Хватит! Из последних сил я вскочил и своей головой в каске резко ударил Пандрика в лицо. С хрустом смолк крик, в то время как я снова падал на землю, заплатив за силовой выпад новым приступом слабости.
— Вставайте! — услышал я спокойный голос. Рядом со мной остановилась вторая пара сапог. Я повернул голову и увидел рядом с Пандриком оберштурмфюрера Шёнера. Вставая, я искал какую-нибудь опору, и уцепился за колючую проволоку концлагерного забора.
— Возьмите свой ранец и идите в казарму!
— А вы, унтершарфюрер, отправляйтесь в санчасть, чтобы обработать травму, полученную в результате несчастного случая! Рапорт о несчастном случае мне не нужен, я сам был его свидетелем.
И в заключение очень энергичный вопрос:
— Вам ясно?
Когда я поднимал ранец, на нём разошлась шнуровка, и из него выпали на землю бетонные блоки.
Незадолго до Рождества нас сменило другое подразделение, и мы возвратились в Ораниенбург. Это было совершенно непримечательное время. Только случай с Пандриком и оберштурмфюрером Шёнером немного повлиял на мое знание людей. И, несмотря на это, все эти недели были вычеркнуты из жизни, как и многие другие до этого. В Ораниенбурге все было серое. Снежинки бесшумно падали в серые лужи, летнее полугодие прошло, не оставив надежды на веселую зиму нашей горной родины с беззаботным детским криком, сопровождающим катание на санках, лыжах или строительство снеговиков. Здесь, как мне казалось, люди зимой выглядели угрюмо.
Роту в две очереди отправили в праздничный отпуск. Мне повезло, и я с первой группой отправился на рождественские праздники домой. «Домой» — где же он теперь, мой дом? Родительского дома в обычном смысле я не знал никогда. С рождения у меня были лишь временные жилища.
Сначала это была больница в Вене, городе, показавшемся мне подходящим для того, чтобы появиться на свет. В детской памяти остались обрывочные воспоминания о многократной смене квартир где-то южнее Вены. Они всегда очень прихотливы в том, что касается ближайшего окружения. Когда завершилась первая фаза моего развития, я уже был в моем старом любимом Вайдхофене. О важнейших происшествиях того времени я помню до возраста двух лет, так, например, о том, как я проглотил календарный лист. Я очень хорошо помню вечно сырую однокомнатную квартиру на первом этаже дома 42 на Ибезитцерштрассе, потом переезд на второй этаж и там уже казалось шиком, что жилая комната была отгорожена от кухни деревянной стеной.
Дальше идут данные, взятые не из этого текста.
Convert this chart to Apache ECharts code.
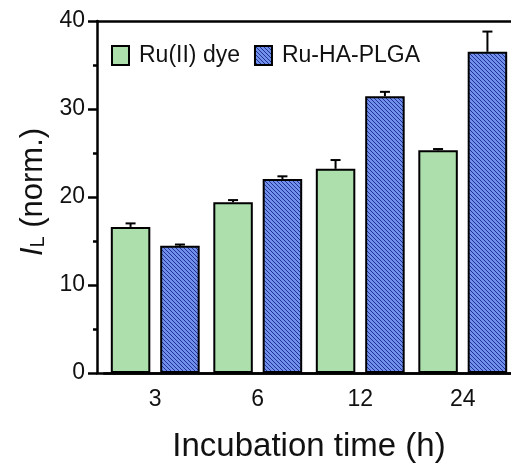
<!DOCTYPE html>
<html>
<head>
<meta charset="utf-8">
<script src="https://cdn.jsdelivr.net/npm/echarts@6/dist/echarts.min.js"></script>
<style>
  html, body { margin: 0; padding: 0; background: #fff; }
  #chart { width: 511px; height: 463px; }
</style>
</head>
<body>
<div id="chart"></div>
<script>
var categories = ['3', '6', '12', '24'];
var dyeValues = [16.6, 19.4, 23.2, 25.3];
var dyeErrors = [0.4, 0.25, 1.0, 0.15];
var nanoValues = [14.45, 22.05, 31.45, 36.5];
var nanoErrors = [0.15, 0.3, 0.5, 2.3];
var yTicks = [0, 10, 20, 30, 40];

// hatch pattern for the Ru-HA-PLGA bars
function makeHatch() {
  var c = document.createElement('canvas');
  c.width = 4; c.height = 4;
  var ctx = c.getContext('2d');
  ctx.fillStyle = '#7090ea';
  ctx.fillRect(0, 0, 4, 4);
  ctx.strokeStyle = '#22309a';
  ctx.lineWidth = 1.0;
  ctx.beginPath();
  ctx.moveTo(-1, -1); ctx.lineTo(5, 5);
  ctx.moveTo(-1, 3); ctx.lineTo(1, 5);
  ctx.moveTo(3, -1); ctx.lineTo(5, 1);
  ctx.stroke();
  return c;
}

var barW = 39.5;
var gapPct = 0.25;

function errorBars(values, errors, side) {
  return {
    type: 'custom',
    xAxisIndex: 0,
    yAxisIndex: 0,
    z: 3,
    data: values.map(function (v, i) { return [i, v, v + errors[i]]; }),
    renderItem: function (params, api) {
      var off = side * (barW + barW * gapPct) / 2;
      var lo = api.coord([api.value(0), api.value(1)]);
      var hi = api.coord([api.value(0), api.value(2)]);
      var x = lo[0] + off;
      var st = { stroke: '#000', lineWidth: 2 };
      return {
        type: 'group',
        children: [
          { type: 'line', shape: { x1: x, y1: lo[1], x2: x, y2: hi[1] }, style: st },
          { type: 'line', shape: { x1: x - 5, y1: hi[1], x2: x + 5, y2: hi[1] }, style: st }
        ]
      };
    }
  };
}

var txt = { color: '#111', fontFamily: 'Liberation Sans, Arial, sans-serif' };

var dom = document.getElementById('chart');
var myChart = echarts.init(dom, null, { renderer: 'canvas' });
var option = {
  animation: false,
  textStyle: txt,
  grid: [
    { left: 104, right: -3, top: 21, bottom: 90, outerBoundsMode: 'none', containLabel: false },
    { left: 97, right: 0, top: 21, bottom: 90, outerBoundsMode: 'none', containLabel: false }
  ],
  legend: {
    left: 106,
    top: 39,
    icon: 'rect',
    itemWidth: 17,
    itemHeight: 19,
    itemGap: 14,
    data: ['Ru(II) dye', 'Ru-HA-PLGA'],
    textStyle: { fontSize: 23, color: '#111', fontFamily: txt.fontFamily, padding: [0, 0, 0, 5] }
  },
  xAxis: [
    {
      type: 'category',
      gridIndex: 0,
      data: categories,
      axisLine: { show: true, lineStyle: { color: '#000', width: 2.5 } },
      axisTick: { alignWithLabel: true, length: 8, lineStyle: { color: '#000', width: 2.5 } },
      axisLabel: { fontSize: 23, color: '#111', margin: 15 },
      name: 'Incubation time (h)',
      nameLocation: 'middle',
      nameGap: 57,
      nameTextStyle: { fontSize: 33, color: '#111' }
    },
    {
      type: 'value', gridIndex: 1, position: 'bottom', min: 0, max: 1,
      axisLine: { show: true, lineStyle: { color: '#000', width: 2.5 } },
      axisTick: { show: false }, axisLabel: { show: false }, splitLine: { show: false }
    },
    {
      type: 'value', gridIndex: 1, position: 'top', min: 0, max: 1,
      axisLine: { show: true, lineStyle: { color: '#000', width: 2.5 } },
      axisTick: { show: false }, axisLabel: { show: false }, splitLine: { show: false }
    }
  ],
  yAxis: [
    {
      type: 'value',
      gridIndex: 0,
      min: yTicks[0],
      max: yTicks[yTicks.length - 1],
      interval: 10,
      offset: 7,
      axisLine: { show: true, lineStyle: { color: '#000', width: 2.5 } },
      axisTick: { show: true, length: 9, lineStyle: { color: '#000', width: 2.5 } },
      minorTick: { show: true, splitNumber: 2, length: 4, lineStyle: { color: '#000', width: 2.5 } },
      splitLine: { show: false },
      axisLabel: { fontSize: 23, color: '#111', margin: 12 },
      name: '{i|I}{s|L} (norm.)',
      nameLocation: 'middle',
      nameGap: 44,
      nameTextStyle: {
        fontSize: 31,
        color: '#111',
        padding: [0, 0, 0, 10],
        rich: {
          i: { fontSize: 31, fontStyle: 'italic', color: '#111' },
          s: { fontSize: 20, color: '#111', verticalAlign: 'bottom', lineHeight: 20 }
        }
      }
    },
    { type: 'value', gridIndex: 1, show: false, min: 0, max: 1 }
  ],
  series: [
    {
      name: 'Ru(II) dye',
      type: 'bar',
      xAxisIndex: 0, yAxisIndex: 0,
      barWidth: barW,
      barGap: '25%',
      data: dyeValues,
      itemStyle: { color: '#acdfac', borderColor: '#000', borderWidth: 2 }
    },
    {
      name: 'Ru-HA-PLGA',
      type: 'bar',
      xAxisIndex: 0, yAxisIndex: 0,
      barWidth: barW,
      barGap: '25%',
      data: nanoValues,
      itemStyle: { color: { image: makeHatch(), repeat: 'repeat' }, borderColor: '#000', borderWidth: 2 }
    },
    errorBars(dyeValues, dyeErrors, -1),
    errorBars(nanoValues, nanoErrors, 1)
  ]
};
if (option && typeof option === "object") {
  myChart.setOption(option, true);
}
</script>
</body>
</html>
Меня отдали на воспитание моей тете, супруге рабочего лесопильной фабрики в Обхуте. Она не питала ко мне особой любви. За пять лет ее влияния на мое детство я узнал много ненависти и много другого, что оказало подавляющее влияние на мою дальнейшую жизнь. Поэтому те немногие люди, которые по-дружески относились ко мне в то время, очень хорошо сохранились в моей памяти.
Затем и эта стадия моего развития миновала. В соседнем доме, после того как я начал учиться в школе, я нашел дружеский прием и хорошие условия. Изобилия в какой-либо форме и здесь не было, но это нельзя назвать недостатком. Когда произошла эта прекрасная перемена, в народной школе я уже поменял грифельную доску на тетрадь.